A beautiful and photogenic mushroom, however toxic.
|Common Names||Fly agaric|
|Scientific Name||Amanita muscaria|
|Average Mushroom height (CM)||20|
|Average Cap width (CM)||25|
Hemispherical at first when it can sometimes be more orangey than red, then opening flat with a bright red cap covered in white to yellow scales which are the remains of the volvic sack. The scales can be washed off during rain to leave a smooth red cap.
Appearing from a volva (a bulbous sack like structure) the stem is white with shaggy remains of the volva sticking to it, it also has a skirt higher up the stem.
Has a bulbous volva with shaggy rings of scales around it rather than any guttering or sac like structure.
The Blusher, pictured, – where damaged shows pink red blushing, has a striated ring and no striations on the margin of cap. While toxic raw it’s edible when cooked.

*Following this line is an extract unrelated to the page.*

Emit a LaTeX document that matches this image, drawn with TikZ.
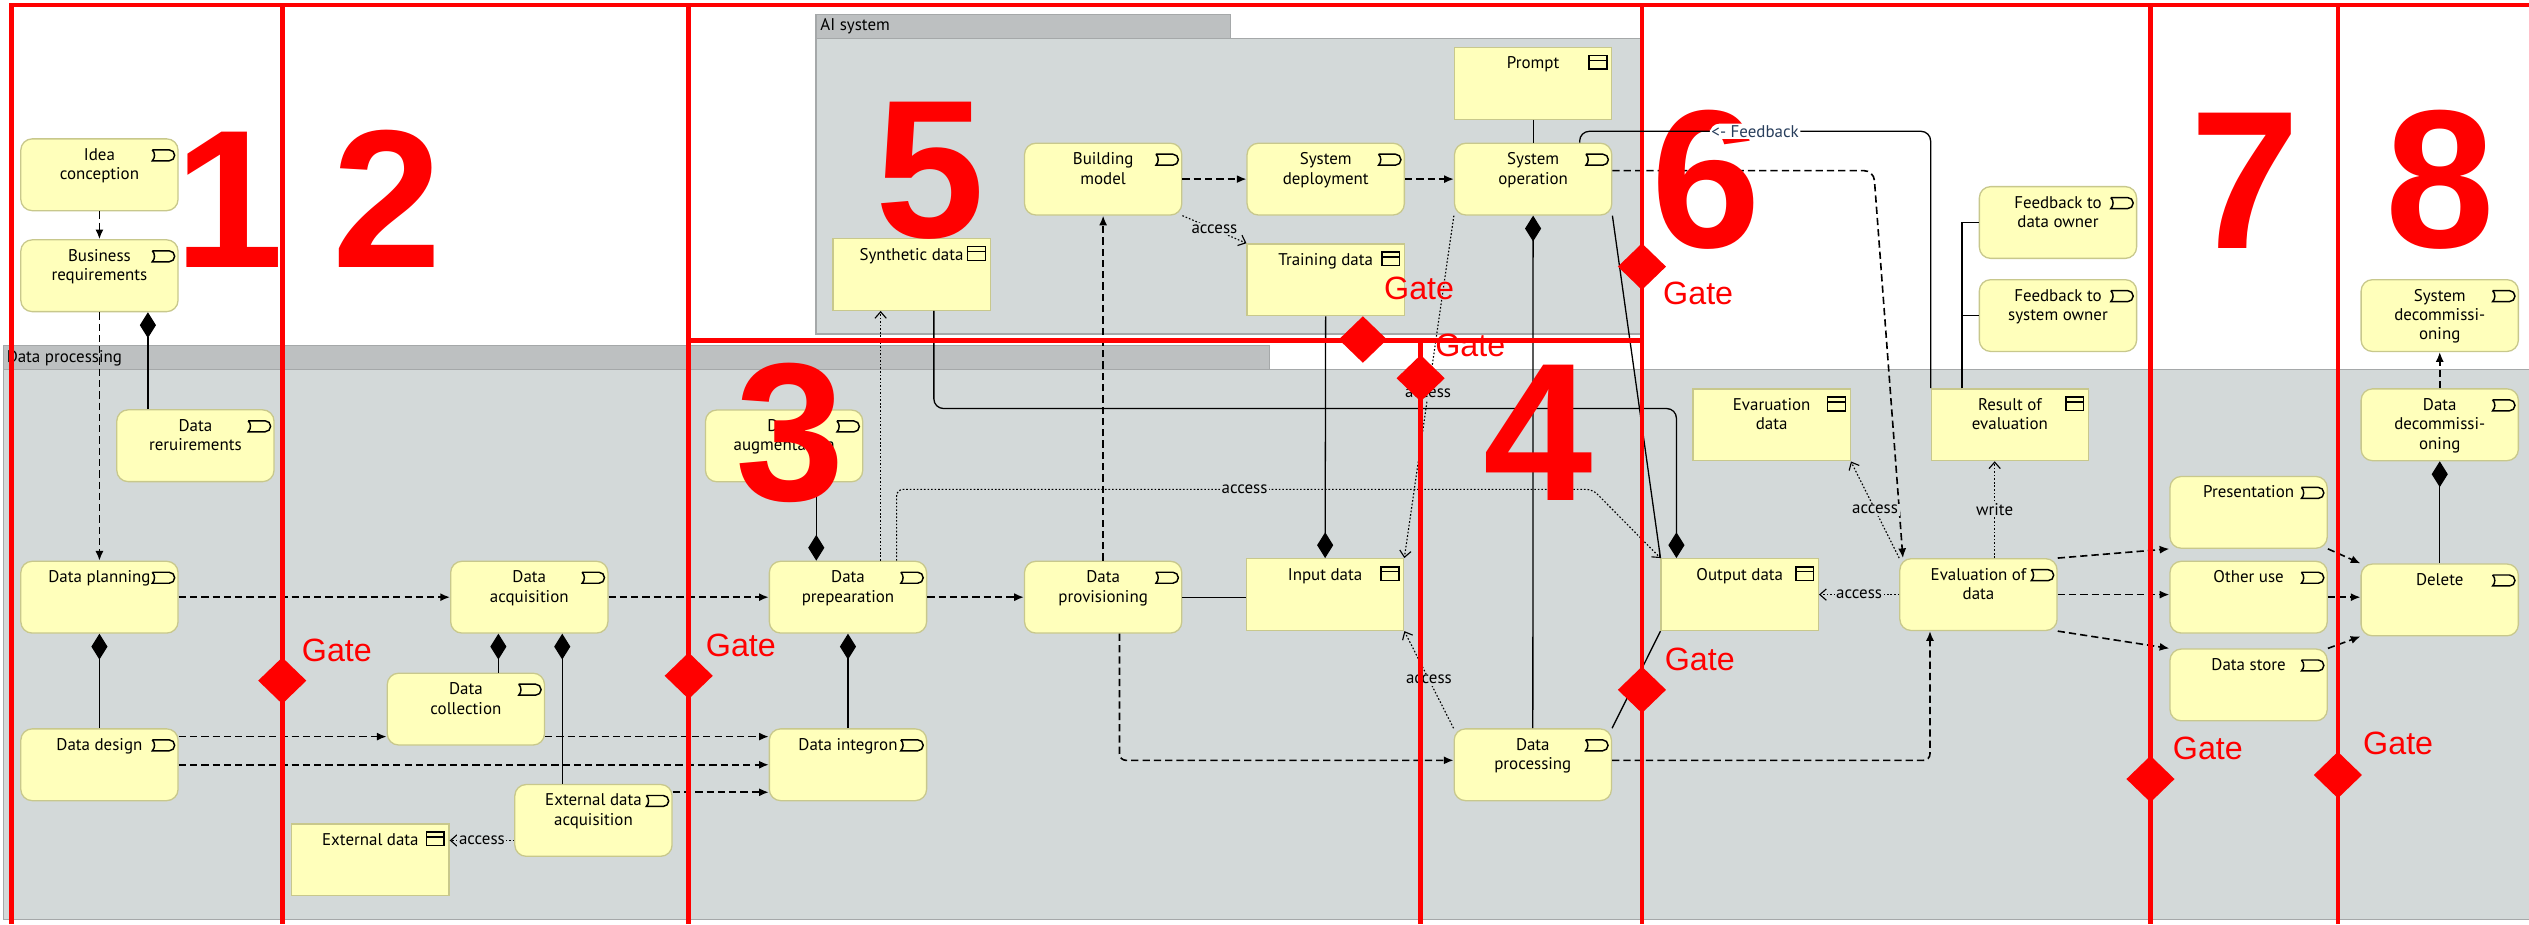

The Grey Spotted Amanita – close relative of the Blusher, and fairly similar to it, without blushing and usually greyer colours. Although often not considered toxic it is not recommended.
The Panther Cap – very closely related to the Fly Agaric with a darker brown cap. It contains exactly the same toxins as the Fly Agaric, but in more variable and usually higher concentrations.
The Jewelled Amanita – also closely related to the Fly Agaric and Panther Cap, it could pass as a yellowish Fly Agaric (yellow forms of Fly Agaric exist). It might contain the same toxins as the other two but we couldn’t find enough reliable information. Like the Panther Cap some books report it as very poisonous, it is wiser to avoid it.
White. Ellipsoid. You should scrape your spores into a small pile to get an accurate spore colour.
Taste / Smell
The common name of this mushroom comes from the medieval practice of breaking up the caps and leaving them in milk to stupefy flys. This mushroom also has hallucinogenic properties which the Lapps have used traditionally in ceremonies and even to round up reindeer who seem to love them.
Considered very toxic in most modern field guides, and inclusively in our Wild Food UK guide and video, however in a distant past it was frequently consumed in parts of Europe, Asia and North America after preparation. Scientific studies show that there are methods to efficiently remove the toxins and render it safe for consumption, which explains its use in the past. This is something we weren’t aware of until recently and doesn’t seem to be common knowledge among modern foragers.